“Aai, do you miss me?” My son asks as we get ready for his second full day at reception. “I so do!” I say aloud, while my heart sighs, “More than you could ever know, my darling.”
“But Aai, you can get all your work done,” he pipes up. I hug him close and am enveloped in guilt. Is that all my son remembers from our four years together? Me working? Have I really not made any better memories for my little boy to cherish? Something to bring a smile to his face?
Hand on heart, it has not always been smooth sailing. When has parenting ever been? We’ve had our fair share of tears and tantrums, trials and tribulations. There has been enough melodrama to fill all of Albert Square. But surely, surely, there have been those wonderful moments when we have laughed together. Those cherished memories of sharing a book or humming a song or simply pottering around the house. All those kisses and cuddles. Can he not recall any of that at all? Or are those moments too few and far between to make a significant impression on his developing psyche?

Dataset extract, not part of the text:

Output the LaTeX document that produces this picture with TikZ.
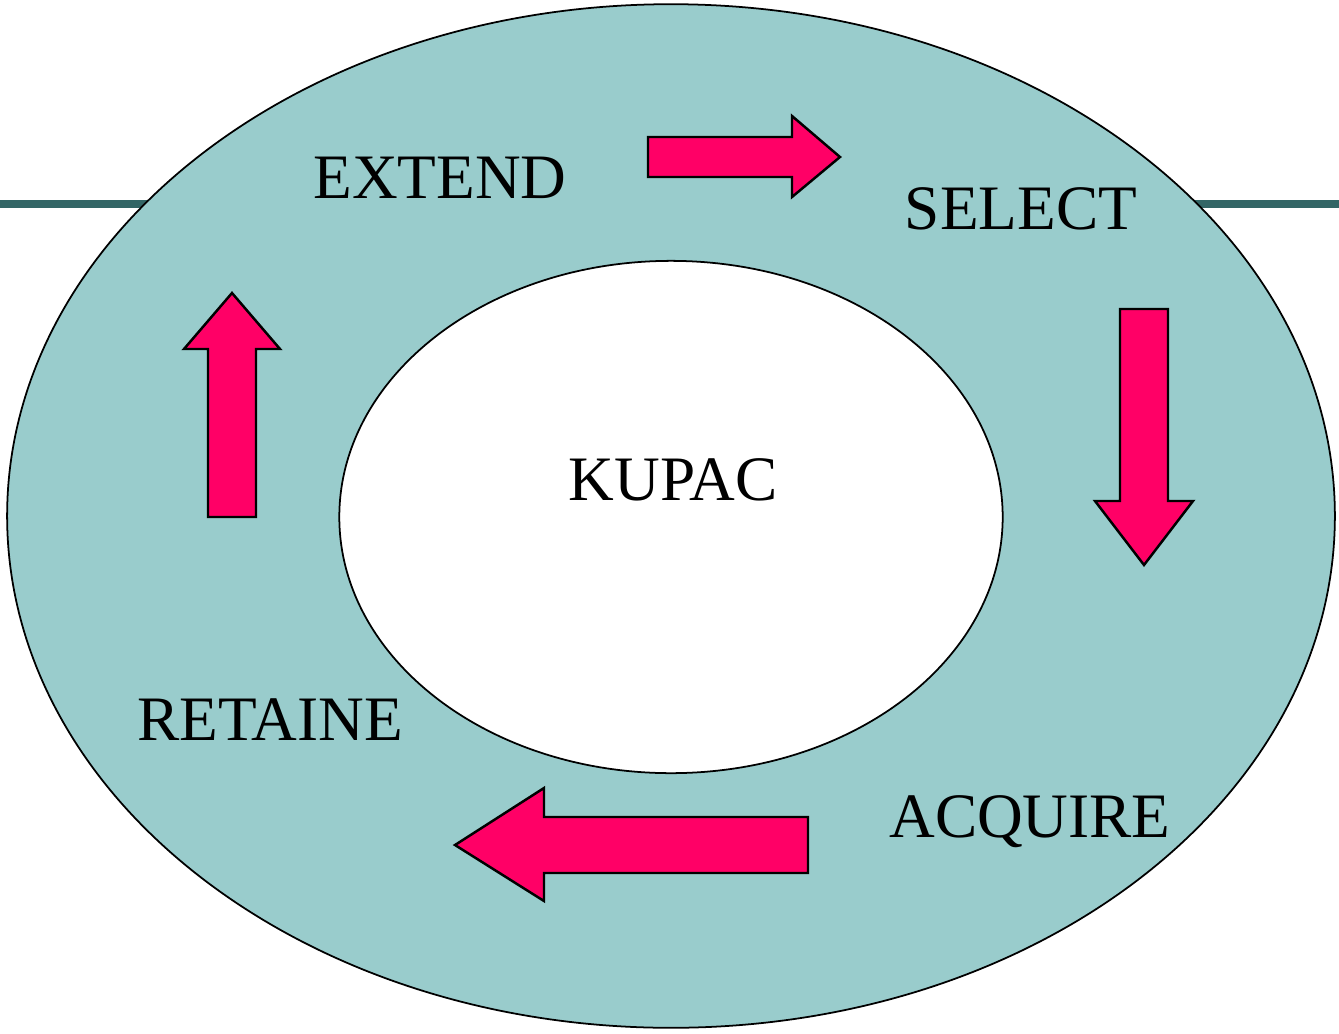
\documentclass[tikz,border=0pt]{standalone}
\usepackage{fontspec}
\setmainfont{Liberation Serif}
\usetikzlibrary{shapes.geometric,positioning}
\definecolor{ringteal}{RGB}{153,204,204}
\definecolor{ruledark}{RGB}{51,102,102}
\definecolor{arrowpink}{RGB}{255,0,102}
\tikzset{
  ring/.style={draw, ellipse, inner sep=0pt, line width=0.5pt},
  blockarrow/.style={draw, fill=arrowpink, line width=0.7pt, line join=miter},
  label/.style={font=\fontsize{18}{20}\selectfont, anchor=base}
}

\begin{document}
\begin{tikzpicture}[x=0.01cm, y=-0.01cm]
    \useasboundingbox (0,0) rectangle (1339,1033);

    % Rule behind the rings
    \draw[ruledark, line width=0.08cm] (0,204) -- (1339,204);

    % Outer and inner ring
    \node[ring, fill=ringteal, minimum width=13.27cm, minimum height=10.23cm] (outer) at (671,516) {};
    \node[ring, fill=white, minimum width=6.63cm, minimum height=5.12cm] (inner) at (671,517) {};

    % Steps
    \node[label] (kupac) at (673,500) {KUPAC};
    \node[label] (extend) at (440,198) {EXTEND};
    \node[label] (select) at (1021,229) {SELECT};
    \node[label] (acquire) at (1030,837) {ACQUIRE};
    \node[label] (retaine) at (270,740) {RETAINE};

    % Arrow: extend -> select
    \draw[blockarrow] (648,137) -- (792,137) -- (792,116) -- (840,157) -- (792,197) -- (792,177) -- (648,177) -- cycle;

    % Arrow: select -> acquire
    \draw[blockarrow] (1120,309) -- (1168,309) -- (1168,501) -- (1193,501) -- (1144,565) -- (1095,501) -- (1120,501) -- cycle;

    % Arrow: acquire -> retaine
    \draw[blockarrow] (808,817) -- (544,817) -- (544,788) -- (455,845) -- (544,901) -- (544,873) -- (808,873) -- cycle;

    % Arrow: retaine -> extend
    \draw[blockarrow] (208,517) -- (208,349) -- (184,349) -- (232,293) -- (280,349) -- (256,349) -- (256,517) -- cycle;
\end{tikzpicture}
\end{document}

Have I really let my son down?
I am not much good at playing, I admit. I can get impatient. My attention span at pretend play or garden games is perhaps worse than that of my son. Also, there is this uncontrollable need to capture every moment on camera for posterity. And for the blog.

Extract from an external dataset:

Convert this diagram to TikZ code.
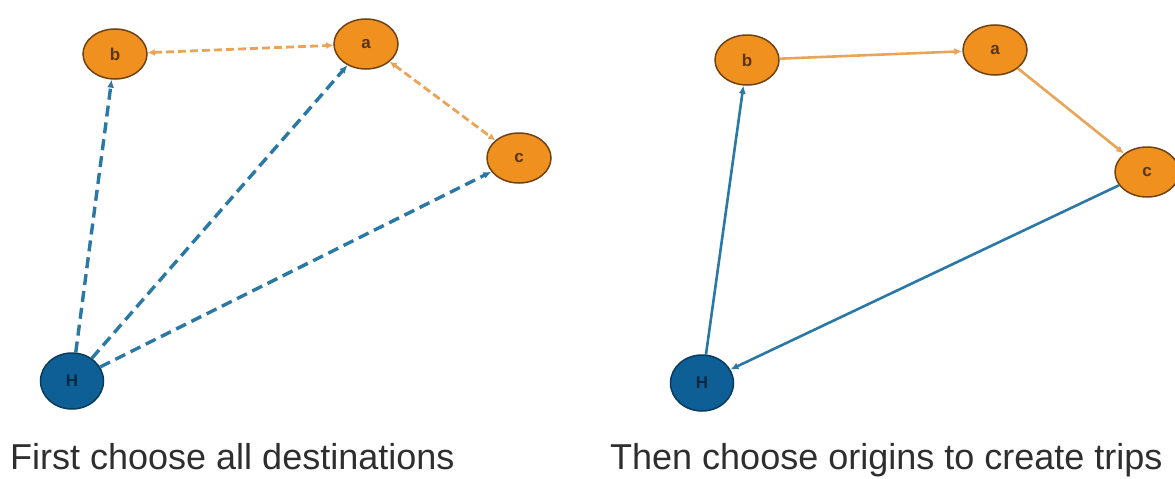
\documentclass[tikz,border=0pt]{standalone}
\usepackage{fontspec}
\setmainfont{Liberation Sans}
\usetikzlibrary{arrows.meta,shapes.geometric}
\definecolor{norange}{HTML}{F0901E}
\definecolor{nborder}{HTML}{6E4214}
\definecolor{hblue}{HTML}{0E5F96}
\definecolor{hborder}{HTML}{0A3A5C}
\definecolor{eblue}{HTML}{2A78A6}
\definecolor{eorange}{HTML}{EAA458}
\definecolor{txt}{HTML}{2E2E2E}
\tikzset{
  dest/.style={ellipse, draw=nborder, line width=1.5pt, fill=norange, minimum width=64pt, minimum height=50pt, inner sep=0pt, font=\bfseries\fontsize{17}{17}\selectfont, text=nborder!80!black},
  home/.style={ellipse, draw=hborder, line width=1.5pt, fill=hblue, minimum width=63pt, minimum height=56pt, inner sep=0pt, font=\bfseries\fontsize{17}{17}\selectfont, text=hborder!70!black},
  bdash/.style={draw=eblue, line width=3.4pt, dash pattern=on 11pt off 6pt, -{Latex[length=8pt,width=7pt]}},
  odash/.style={draw=eorange, line width=2.8pt, dash pattern=on 8pt off 4pt, {Latex[length=7pt,width=7pt]}-{Latex[length=7pt,width=7pt]}},
  bsolid/.style={draw=eblue, line width=2.6pt, -{Latex[length=8pt,width=7pt]}},
  osolid/.style={draw=eorange, line width=2.6pt, -{Latex[length=8pt,width=7pt]}},
  caption/.style={text=txt, font=\fontsize{36}{40}\selectfont, anchor=base west, inner sep=0pt}
}
\begin{document}
\begin{tikzpicture}[x=1pt,y=-1pt]
\useasboundingbox (0,0) rectangle (1175,479);
% left graph
\node[dest] (lb) at (115,54) {b};
\node[dest] (la) at (366,44) {a};
\node[dest] (lc) at (519,158) {c};
\node[home] (lH) at (72,381) {H};
\draw[bdash] (lH) -- (lb);
\draw[bdash] (lH) -- (la);
\draw[bdash] (lH) -- (lc);
\draw[odash] (lb) -- (la);
\draw[odash] (la) -- (lc);
% right graph
\node[dest] (rb) at (747,60) {b};
\node[dest] (ra) at (995,50) {a};
\node[dest] (rc) at (1147,172) {c};
\node[home] (rH) at (702,383) {H};
\draw[osolid] (rb) -- (ra);
\draw[osolid] (ra) -- (rc);
\draw[bsolid] (rc) -- (rH);
\draw[bsolid] (rH) -- (rb);
% captions
\node[caption] (t1) at (10,469) {First choose all destinations};
\node[caption] (t2) at (610,469) {Then choose origins to create trips};
\end{tikzpicture}
\end{document}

That magical moment when my son and I are enveloped in our own little imaginary universe. I am guilty of breaking that spell.
I have other shortcomings that perhaps get in the way of a more laid back upbringing. I have this almost obsessive need for order - in the house, in the garden, even on the computer. My head physically hurts when surrounded by chaos. I like things to be just so.
Plus there is always something that needs doing. "I'll be with you in a minute, darling. Just as soon as I have finished this." How many times have I said that over the last four years? How many times has he heard me say that?
Little wonder then, that all my son remembers is his mother working - on the blog, in the kitchen, around the house - cleaning, tidying, just trying to keep on top of everything.
The time has come to take a step back and let go. Let go of the need to control, the urge for perfection. Deep breaths, relaxed shoulders. To go with the flow. I only hope it is not too late. That I can make amends for my earlier impatience. So that my son knows how much I miss him without the need to ask. So that he knows I will always be there for him, no matter what.